Future of NBA arena subsidies, market comparisons to decide Kings’ fate
As Sacramento Mayor Kevin Johnson has been advertising for the past month, we did indeed get confirmation of the identity of his ‘whales’ at his State of the City address on Thursday.
Reiterating parts of his four-part plan that included bringing together a local ownership group, finding big equity investors (whales), putting together a downtown arena deal, and demonstrating the value of the Sacramento marketplace – Johnson would announce that 24 Hour Fitness founder Mark Mastrov and billionaire Ron Burkle would put in a bid to keep the Kings in Sacramento.
“With all due respect to Seattle, I do hope they get a team someday, but let me be perfectly crystal clear, it is not going to be this team,” said Johnson.
Johnson also announced that former Kings great Mitch Richmond would join the local ownership group and that the city’s proposal would include an option to return WNBA basketball to Sacramento.
Sources close to the situation told PBT that the framework of the offer delivered to the NBA on Friday was very close to Seattle’s $341 million offer for a controlling 65 percent interest in the club.
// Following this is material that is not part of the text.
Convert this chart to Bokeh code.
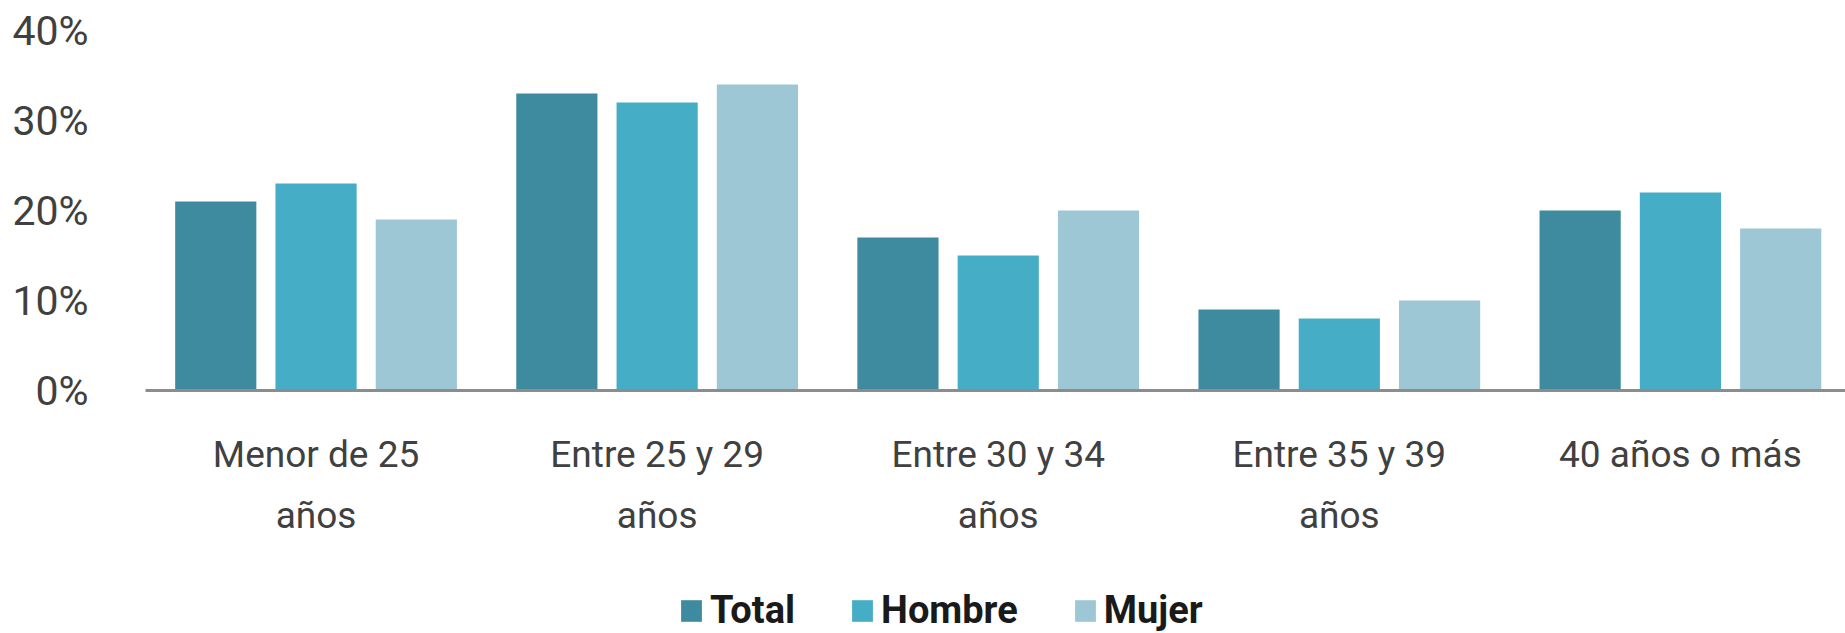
import numpy as np
from bokeh.plotting import figure
from bokeh.layouts import column
from bokeh.models import (Range1d, FixedTicker, PrintfTickFormatter, CustomJSTickFormatter,
                          Legend, LegendItem, ColumnDataSource)
from bokeh.embed import file_html
from bokeh.resources import INLINE

# ---- data ----
categories = ["Menor de 25\naños", "Entre 25 y 29\naños", "Entre 30 y 34\naños",
              "Entre 35 y 39\naños", "40 años o más"]
series_names = ["Total", "Hombre", "Mujer"]
total = [21, 33, 17, 9, 20]
hombre = [23, 32, 15, 8, 22]
mujer = [19, 34, 20, 10, 18]
y_ticks = [0, 10, 20, 30, 40]

colors = ["#3e8a9e", "#45adc6", "#9dc7d5"]
FONT = "Roboto"

p = figure(width=1845, height=575, output_backend="svg", toolbar_location=None,
           x_range=Range1d(0, 4.984), y_range=Range1d(0, 40),
           min_border_left=145, min_border_right=0, min_border_top=30,
           min_border_bottom=185)
p.outline_line_color = None
p.grid.grid_line_color = None
p.background_fill_color = "white"
p.border_fill_color = "white"

idx = np.arange(len(categories)) + 0.5
offsets = [-0.294, 0.0, 0.294]
for vals, off, col in zip([total, hombre, mujer], offsets, colors):
    src = ColumnDataSource(dict(x=idx + off, top=vals))
    p.vbar(x="x", top="top", width=0.238, bottom=0, source=src,
           fill_color=col, line_color=None)

# x axis
xa = p.xaxis[0]
xa.ticker = FixedTicker(ticks=list(idx))
xa.formatter = CustomJSTickFormatter(args=dict(labels=categories),
                                     code="return labels[Math.floor(tick)];")
xa.axis_line_color = "#8c8c8c"
xa.axis_line_width = 3
xa.major_tick_line_color = None
xa.minor_tick_line_color = None
xa.major_label_text_font = FONT
xa.major_label_text_font_size = "37px"
xa.major_label_text_color = "#404040"
xa.major_label_text_line_height = 1.43
xa.major_label_standoff = 36

# y axis
ya = p.yaxis[0]
ya.ticker = FixedTicker(ticks=y_ticks)
ya.formatter = PrintfTickFormatter(format="%d%%")
ya.axis_line_color = None
ya.major_tick_line_color = None
ya.minor_tick_line_color = None
ya.major_label_text_font = FONT
ya.major_label_text_font_size = "41px"
ya.major_label_text_color = "#404040"
ya.major_label_standoff = 51

# ---- legend strip ----
pl = figure(width=1845, height=58, output_backend="svg", toolbar_location=None,
            x_range=Range1d(0, 1), y_range=Range1d(0, 1),
            min_border=0)
pl.outline_line_color = None
pl.grid.grid_line_color = None
pl.axis.visible = False
pl.border_fill_color = "white"
leg_renderers = []
for col in colors:
    # a single bar placed outside the visible range; only its legend swatch shows
    leg_renderers.append(pl.vbar(x=[5], top=[1], width=0.1, fill_color=col, line_color=None))

legend = Legend(items=[LegendItem(label=n, renderers=[r]) for n, r in zip(series_names, leg_renderers)],
                orientation="horizontal", location=(533, 1))
legend.border_line_color = None
legend.background_fill_alpha = 0
legend.padding = 0
legend.margin = 0
legend.spacing = 54
legend.glyph_width = 26
legend.glyph_height = 27
legend.label_standoff = 6
legend.label_text_font = FONT
legend.label_text_font_style = "bold"
legend.label_text_font_size = "38px"
legend.label_text_color = "#1a1a1a"
pl.add_layout(legend, "center")

layout = column(p, pl, spacing=0)
open("out.html", "w").write(file_html(layout, INLINE))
NBA spokesman Tim Frank confirmed delivery of the offer on Friday, the day of the deadline.
Over the next month Sacramento will continue to iron out the details on a public subsidy and arena deal locally with the Sacramento City Council, which will ultimately vote on a term sheet to be delivered to the Board of Governors in time for their April 18-19 meeting.
Sources tell PBT that the Sacramento offer will be conveyed by the group to the NBA’s joint committees in charge of reviewing the situation on or around April 1. It is expected that Seattle’s group will also meet with that committee around that time, though no meeting has been publicly acknowledged.
According to sources, the two issues that will drive the conversation is the league’s strategy for securing arena subsidies in the future, and the impact each market will have on team revenues and the league’s financial model as a whole. Also under consideration are timelines to deliver an arena, ownership groups, and the precedent the league could set by blocking an owner from selling to a group of their choosing.
The league blocked a sale of the Minnesota Timberwolves to a group headed by boxing promoter Bob Arum in 1994, but a well-placed source told PBT that the league views this transaction as “unprecedented,” citing that never before has the league relocated from a city that has supported its team both at the gate and with public subsidy dollars.
The Maloof ownership group reportedly has “little to no leverage” in NBA’s decision-making process. They also reportedly owe the NBA in excess of $100 million on a line of credit they’ve used throughout their ownership. If called in, the family’s financial woes could give the league an opening to use the ‘Best Interests of the League’ clause, similar to the way Major League Baseball removed Dodgers owner Frank McCourt.
Sources do not expect the Maloof family to push back on the league’s decision to back either Sacramento or Seattle, citing the prohibitive costs of an antitrust lawsuit, and the potential for the family to lose a chance to cash out in Sacramento or Seattle.
The issue of market comparisons between Sacramento and Seattle is cloudy, but sources expect Sacramento to be competitive in that area because it has one major sports team in their No. 20 TV market, while Seattle could have six major sports teams in its No. 12 TV market. We will cover this in a bit more detail later in the next few weeks.
While details about Sacramento’s ownership group are a bit hazy at this time, it has been expected that Mastrov would be the front man. The more private Burkle reportedly would focus on the development of the Downtown Plaza location. Sources indicate the duo will share in the ownership of a potential deal, though it’s unclear what those percentages will be. Both owners have been vetted by the NBA, and Mastrov finished second in the Golden State Warriors bid that recently went to the Joe Lacob group.
While Seattle’s Chris Hansen-Steve Ballmer group has enormous wealth, another well-placed source speaking to PBT under condition of anonymity said the league is happy with both ownership groups and not to expect a deal to hinge on any comparison between them.
If a showdown comes to the owners’ deciding vote, some sources hinted at a scenario in which the league tells the Hansen group that they’re going to choose Sacramento – allowing the Hansen group to bow out gracefully and avoid a divisive ownership vote.
Should the league favor Sacramento, sources say the work the city has done to fight for its team and the narrative it will give the league to sell to future cities in arena negotiations will have played a critical role in the NBA’s decision-making process.
Seattle’s deal contains a greater percentage of private funds due to local initiative-91 requiring public funds to return a guaranteed profit, which is a trend the league wants to avoid. On the other hand, Sacramento’s deal fits the public-private model the league is selling to cities, with a larger public subsidy going toward a new state-of-the-art building in a downtown revitalization effort.
We will cover that issue in greater detail in the coming weeks.
In order to keep their team, Sacramento will need eight votes out of 29 other owners to block the transfer of ownership to Seattle’s Hansen/Ballmer group.